## [Materials provided]
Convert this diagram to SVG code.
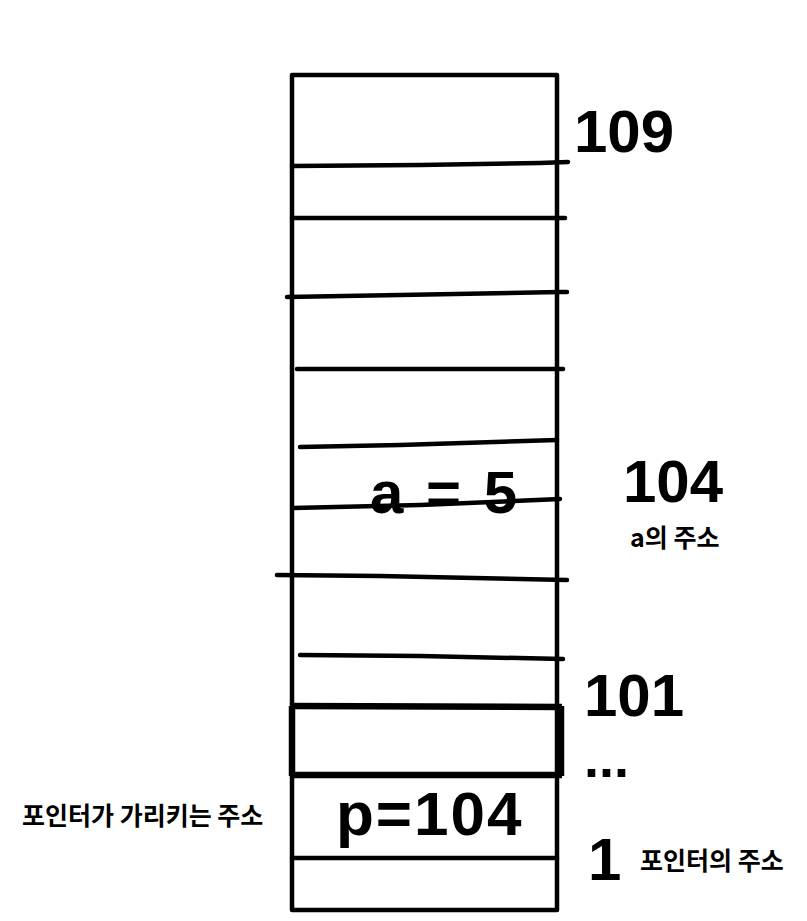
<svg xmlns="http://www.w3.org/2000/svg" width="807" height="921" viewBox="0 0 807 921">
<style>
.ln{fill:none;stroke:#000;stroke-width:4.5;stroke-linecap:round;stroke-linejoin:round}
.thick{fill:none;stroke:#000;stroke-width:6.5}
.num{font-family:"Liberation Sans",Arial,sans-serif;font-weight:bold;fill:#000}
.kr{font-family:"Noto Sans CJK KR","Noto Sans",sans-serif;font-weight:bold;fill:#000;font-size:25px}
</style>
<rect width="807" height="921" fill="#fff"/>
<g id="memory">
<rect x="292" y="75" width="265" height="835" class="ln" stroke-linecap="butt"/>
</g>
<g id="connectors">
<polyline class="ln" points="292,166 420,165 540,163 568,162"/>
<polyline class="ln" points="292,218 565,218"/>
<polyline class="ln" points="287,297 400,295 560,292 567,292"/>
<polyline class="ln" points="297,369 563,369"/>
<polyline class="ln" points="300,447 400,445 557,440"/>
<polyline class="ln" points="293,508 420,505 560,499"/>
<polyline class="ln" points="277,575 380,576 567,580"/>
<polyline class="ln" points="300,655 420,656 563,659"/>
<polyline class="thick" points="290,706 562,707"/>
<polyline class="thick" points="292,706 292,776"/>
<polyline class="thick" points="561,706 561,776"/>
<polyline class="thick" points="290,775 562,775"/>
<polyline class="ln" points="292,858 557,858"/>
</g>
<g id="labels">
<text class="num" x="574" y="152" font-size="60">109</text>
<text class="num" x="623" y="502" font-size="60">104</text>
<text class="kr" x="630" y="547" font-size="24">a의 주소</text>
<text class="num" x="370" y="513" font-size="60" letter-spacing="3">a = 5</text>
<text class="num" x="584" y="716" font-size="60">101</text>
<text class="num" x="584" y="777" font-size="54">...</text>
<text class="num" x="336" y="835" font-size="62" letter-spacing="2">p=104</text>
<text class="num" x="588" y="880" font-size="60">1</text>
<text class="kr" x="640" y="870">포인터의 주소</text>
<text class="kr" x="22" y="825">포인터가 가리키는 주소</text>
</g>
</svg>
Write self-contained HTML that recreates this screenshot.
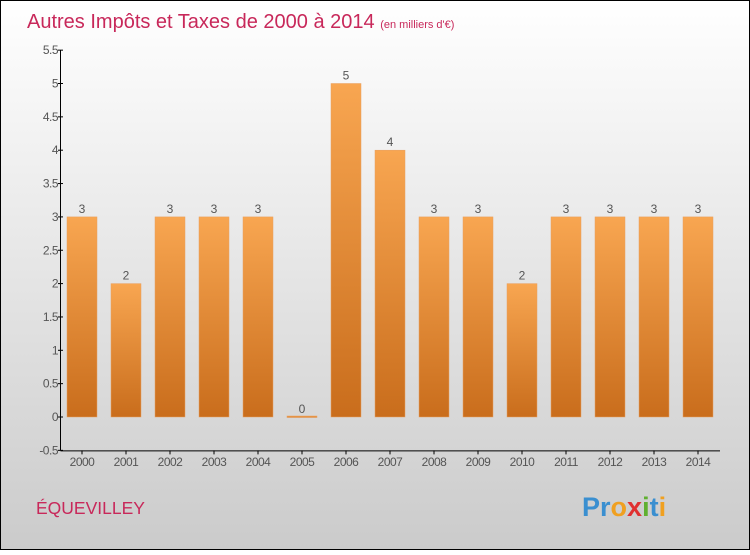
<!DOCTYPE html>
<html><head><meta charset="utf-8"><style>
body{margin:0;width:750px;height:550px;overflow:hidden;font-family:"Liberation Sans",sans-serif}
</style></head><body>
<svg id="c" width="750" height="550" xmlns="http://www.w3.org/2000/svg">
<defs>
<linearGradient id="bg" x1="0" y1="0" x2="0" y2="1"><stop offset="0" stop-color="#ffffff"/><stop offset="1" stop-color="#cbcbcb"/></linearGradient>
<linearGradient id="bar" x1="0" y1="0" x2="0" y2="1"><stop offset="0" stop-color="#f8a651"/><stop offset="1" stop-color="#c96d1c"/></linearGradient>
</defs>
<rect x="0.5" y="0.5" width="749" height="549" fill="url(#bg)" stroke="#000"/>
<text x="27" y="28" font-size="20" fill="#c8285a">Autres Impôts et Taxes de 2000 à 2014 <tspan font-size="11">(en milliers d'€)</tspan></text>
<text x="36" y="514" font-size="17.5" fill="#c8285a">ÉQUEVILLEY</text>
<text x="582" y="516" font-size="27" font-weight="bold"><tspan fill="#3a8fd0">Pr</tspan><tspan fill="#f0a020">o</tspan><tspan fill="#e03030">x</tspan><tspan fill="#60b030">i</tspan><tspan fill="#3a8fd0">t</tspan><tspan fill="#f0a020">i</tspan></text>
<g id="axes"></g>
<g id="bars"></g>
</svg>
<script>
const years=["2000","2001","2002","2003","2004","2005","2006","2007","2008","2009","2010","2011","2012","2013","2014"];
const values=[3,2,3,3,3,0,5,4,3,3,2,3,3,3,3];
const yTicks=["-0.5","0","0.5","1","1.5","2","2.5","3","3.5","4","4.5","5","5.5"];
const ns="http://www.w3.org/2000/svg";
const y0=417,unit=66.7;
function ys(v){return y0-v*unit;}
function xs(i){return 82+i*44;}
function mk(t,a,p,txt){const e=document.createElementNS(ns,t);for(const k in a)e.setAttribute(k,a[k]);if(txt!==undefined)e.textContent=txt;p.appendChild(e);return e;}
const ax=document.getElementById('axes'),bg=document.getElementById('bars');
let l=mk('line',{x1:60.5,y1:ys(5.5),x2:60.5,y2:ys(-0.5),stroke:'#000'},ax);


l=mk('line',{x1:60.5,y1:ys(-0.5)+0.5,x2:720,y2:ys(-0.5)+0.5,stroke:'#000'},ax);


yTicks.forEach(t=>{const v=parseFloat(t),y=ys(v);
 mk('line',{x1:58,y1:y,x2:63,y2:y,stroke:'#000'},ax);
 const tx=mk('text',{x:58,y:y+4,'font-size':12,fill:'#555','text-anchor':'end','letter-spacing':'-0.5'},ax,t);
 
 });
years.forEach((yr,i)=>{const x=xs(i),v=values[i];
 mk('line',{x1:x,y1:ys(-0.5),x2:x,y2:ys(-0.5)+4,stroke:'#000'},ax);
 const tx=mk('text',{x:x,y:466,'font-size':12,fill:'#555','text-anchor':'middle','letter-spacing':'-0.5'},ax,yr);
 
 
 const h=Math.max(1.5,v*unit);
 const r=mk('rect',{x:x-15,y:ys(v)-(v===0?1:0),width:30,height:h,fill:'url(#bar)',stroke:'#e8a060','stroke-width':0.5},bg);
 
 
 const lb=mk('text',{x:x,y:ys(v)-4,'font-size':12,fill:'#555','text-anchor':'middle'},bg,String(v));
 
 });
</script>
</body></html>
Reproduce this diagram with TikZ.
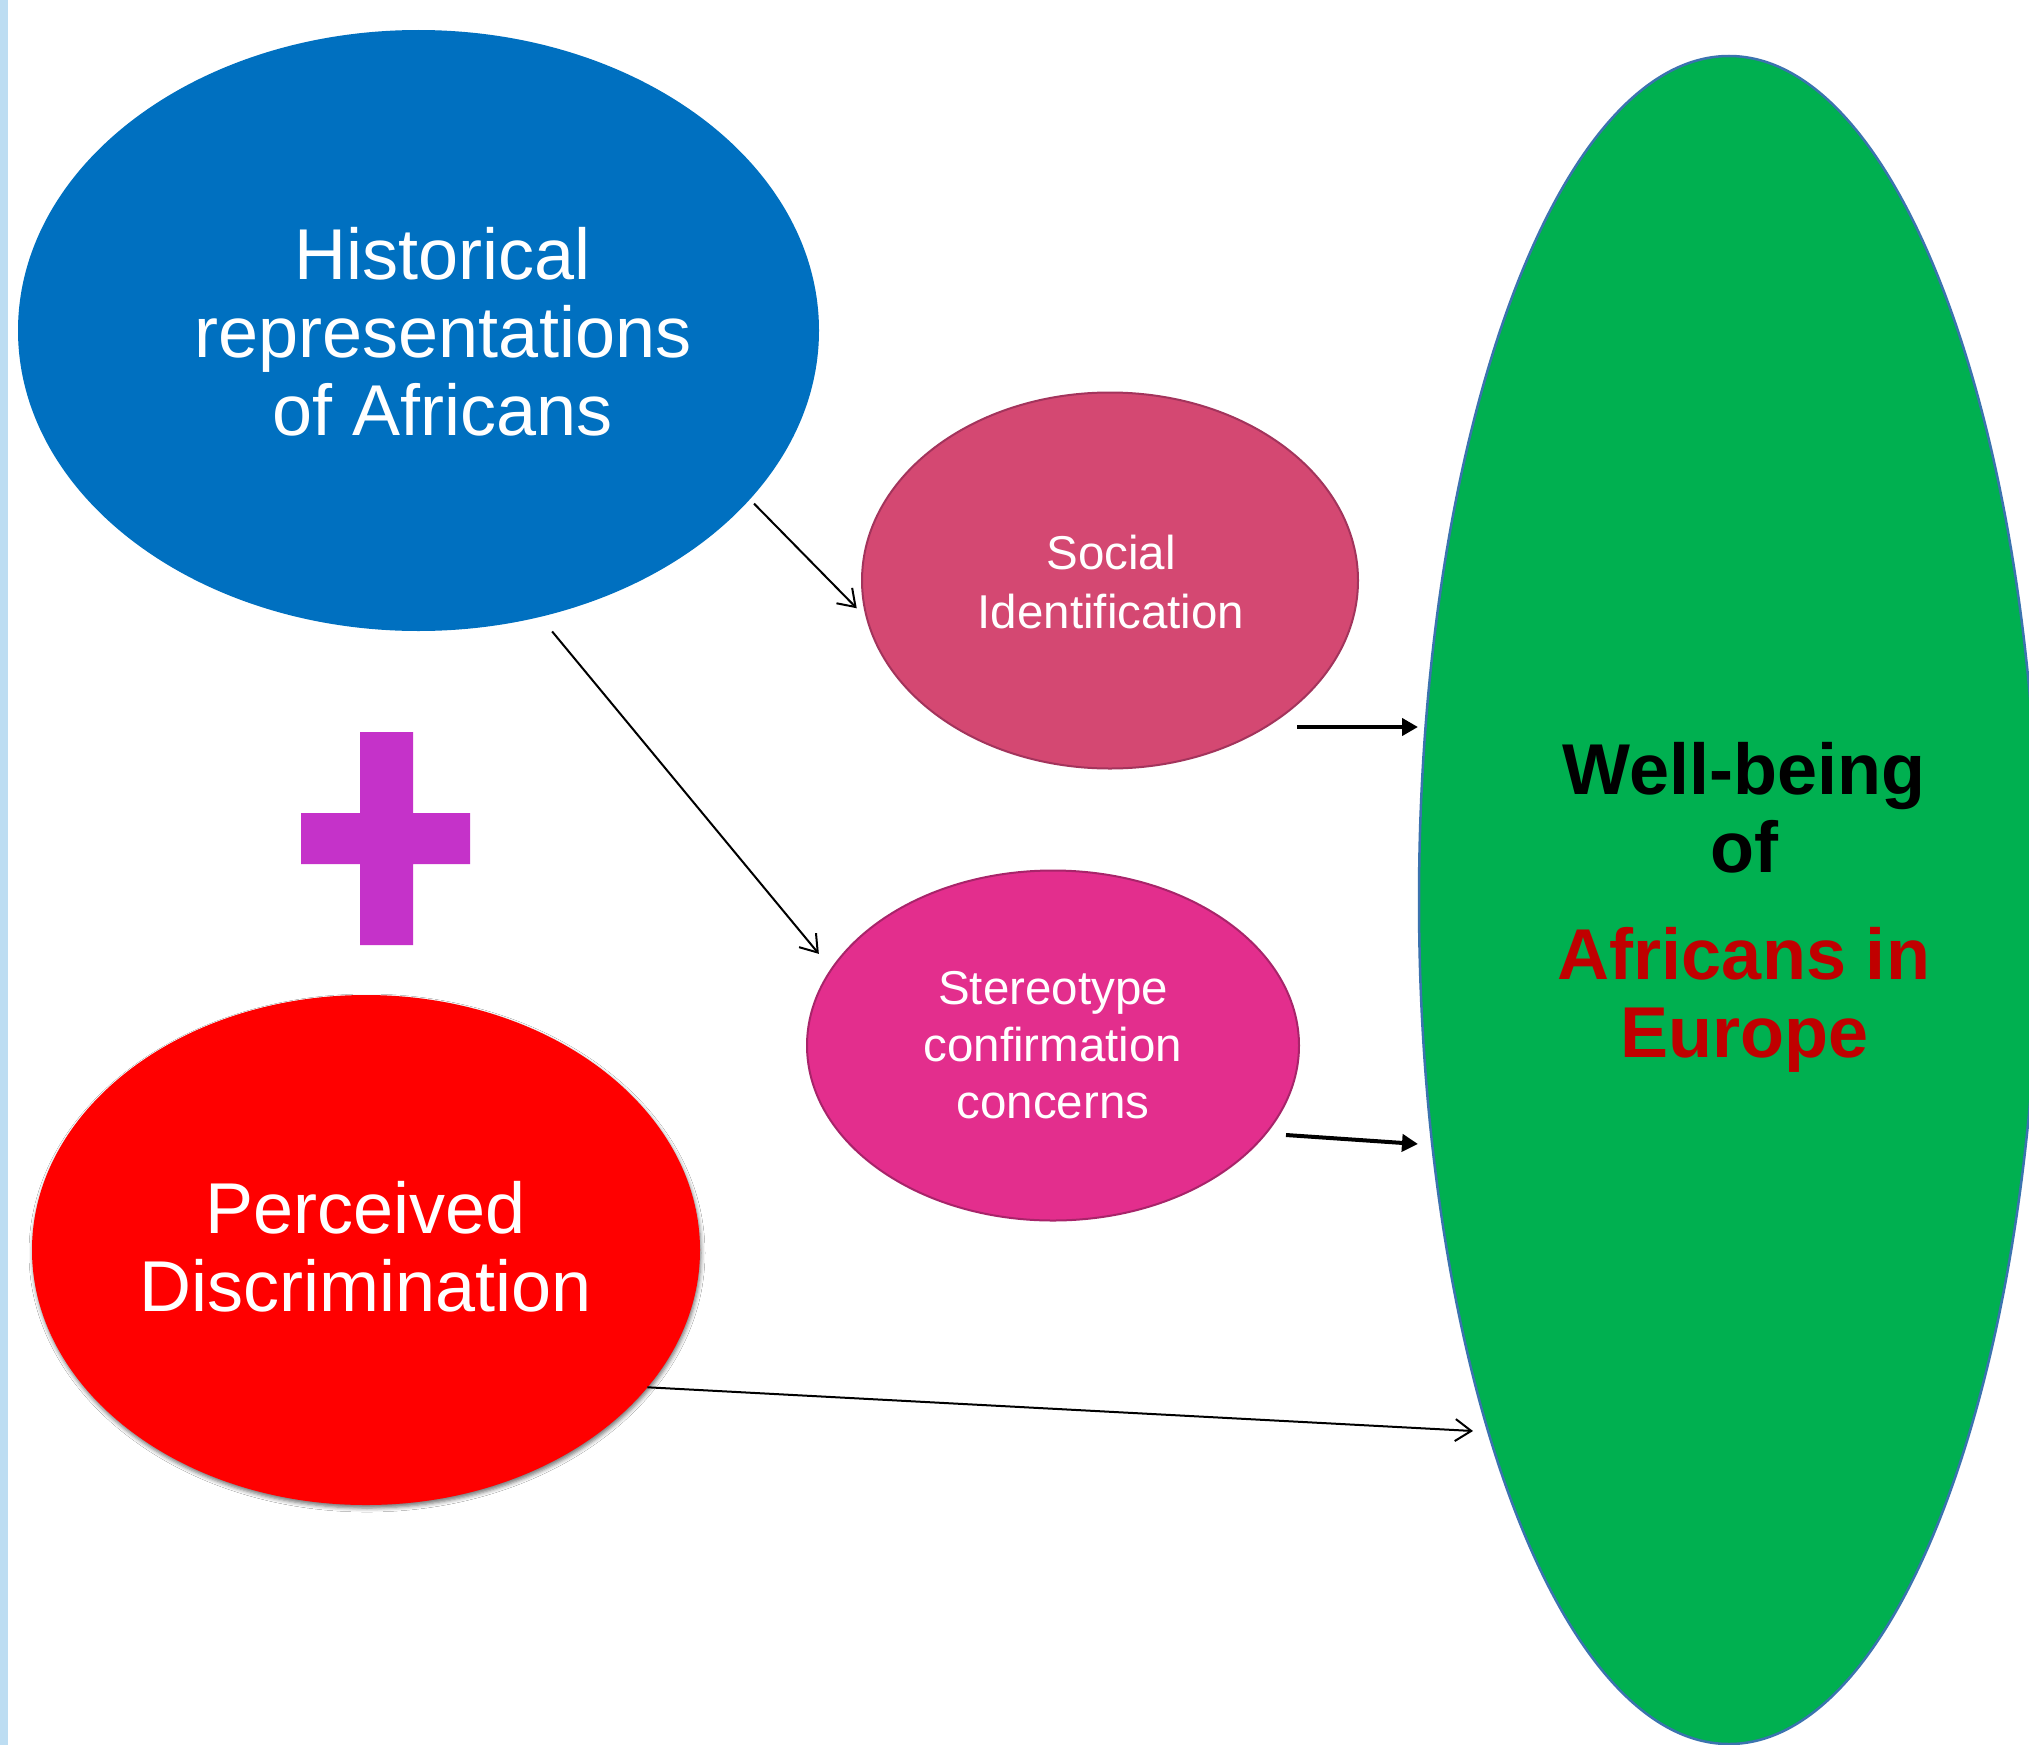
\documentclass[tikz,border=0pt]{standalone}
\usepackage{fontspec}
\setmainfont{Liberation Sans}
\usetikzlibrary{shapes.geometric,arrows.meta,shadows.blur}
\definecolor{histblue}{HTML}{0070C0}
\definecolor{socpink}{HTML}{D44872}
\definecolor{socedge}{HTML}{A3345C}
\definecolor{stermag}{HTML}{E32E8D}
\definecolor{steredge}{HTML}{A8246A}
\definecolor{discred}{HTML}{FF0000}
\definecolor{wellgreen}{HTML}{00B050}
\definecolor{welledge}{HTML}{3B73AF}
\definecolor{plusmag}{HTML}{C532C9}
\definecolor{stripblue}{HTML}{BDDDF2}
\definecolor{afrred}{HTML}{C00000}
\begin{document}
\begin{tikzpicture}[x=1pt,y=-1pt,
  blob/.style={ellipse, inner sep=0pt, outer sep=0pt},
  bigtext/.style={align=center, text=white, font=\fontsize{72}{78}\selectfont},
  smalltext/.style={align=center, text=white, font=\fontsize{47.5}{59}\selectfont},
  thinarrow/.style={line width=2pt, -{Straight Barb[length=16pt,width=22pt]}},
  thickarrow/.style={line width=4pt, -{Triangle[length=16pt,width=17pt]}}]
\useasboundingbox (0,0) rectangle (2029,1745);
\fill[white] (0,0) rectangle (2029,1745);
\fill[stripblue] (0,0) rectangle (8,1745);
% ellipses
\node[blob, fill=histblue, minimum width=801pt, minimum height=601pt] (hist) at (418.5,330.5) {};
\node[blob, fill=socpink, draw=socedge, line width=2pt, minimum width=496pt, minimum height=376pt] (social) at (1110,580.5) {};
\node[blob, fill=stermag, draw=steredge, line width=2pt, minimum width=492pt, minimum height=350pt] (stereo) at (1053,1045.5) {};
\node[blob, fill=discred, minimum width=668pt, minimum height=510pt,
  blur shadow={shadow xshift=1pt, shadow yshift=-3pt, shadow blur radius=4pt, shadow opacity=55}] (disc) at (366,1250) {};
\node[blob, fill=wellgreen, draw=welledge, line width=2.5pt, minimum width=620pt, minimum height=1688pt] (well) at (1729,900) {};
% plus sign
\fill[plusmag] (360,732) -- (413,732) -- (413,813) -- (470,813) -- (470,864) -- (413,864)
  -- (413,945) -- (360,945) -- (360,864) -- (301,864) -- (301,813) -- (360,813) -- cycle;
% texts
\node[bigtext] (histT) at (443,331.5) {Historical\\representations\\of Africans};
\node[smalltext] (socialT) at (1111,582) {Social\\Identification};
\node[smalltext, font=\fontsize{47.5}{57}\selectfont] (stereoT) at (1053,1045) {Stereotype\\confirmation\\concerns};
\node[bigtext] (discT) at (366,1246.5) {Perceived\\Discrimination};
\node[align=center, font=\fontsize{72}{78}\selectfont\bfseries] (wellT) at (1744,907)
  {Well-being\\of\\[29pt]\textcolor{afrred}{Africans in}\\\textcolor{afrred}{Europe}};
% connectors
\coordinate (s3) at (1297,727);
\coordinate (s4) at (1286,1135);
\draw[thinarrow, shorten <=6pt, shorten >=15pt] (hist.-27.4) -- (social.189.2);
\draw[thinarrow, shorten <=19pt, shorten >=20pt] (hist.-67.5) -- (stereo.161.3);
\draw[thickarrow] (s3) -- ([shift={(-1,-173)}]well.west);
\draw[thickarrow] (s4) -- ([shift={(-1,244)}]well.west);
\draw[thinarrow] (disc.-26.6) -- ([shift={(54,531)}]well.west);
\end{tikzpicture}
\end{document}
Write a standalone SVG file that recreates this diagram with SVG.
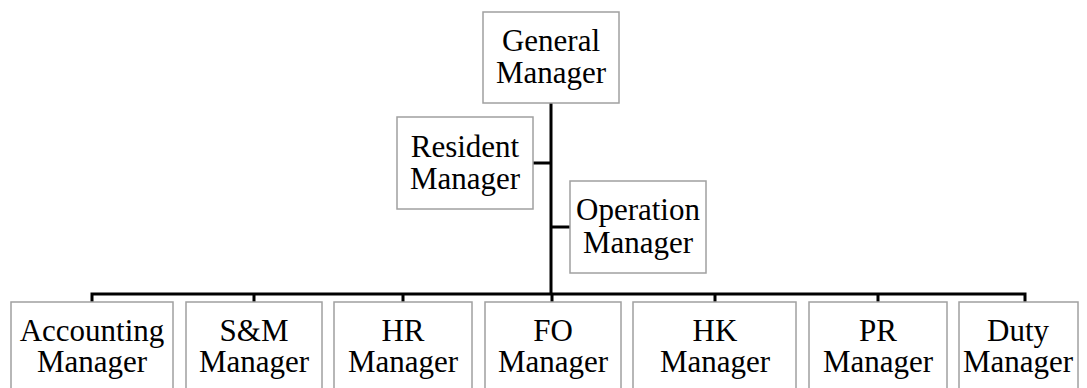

## [Objective]
In the listing, find each line with the string "this" and copy it.

## [Exercise output]
Convert this diagram to SVG code.
Write self-contained HTML that recreates this screenshot.
Reproduce this diagram with TikZ.
Write a standalone SVG file that recreates this diagram with SVG.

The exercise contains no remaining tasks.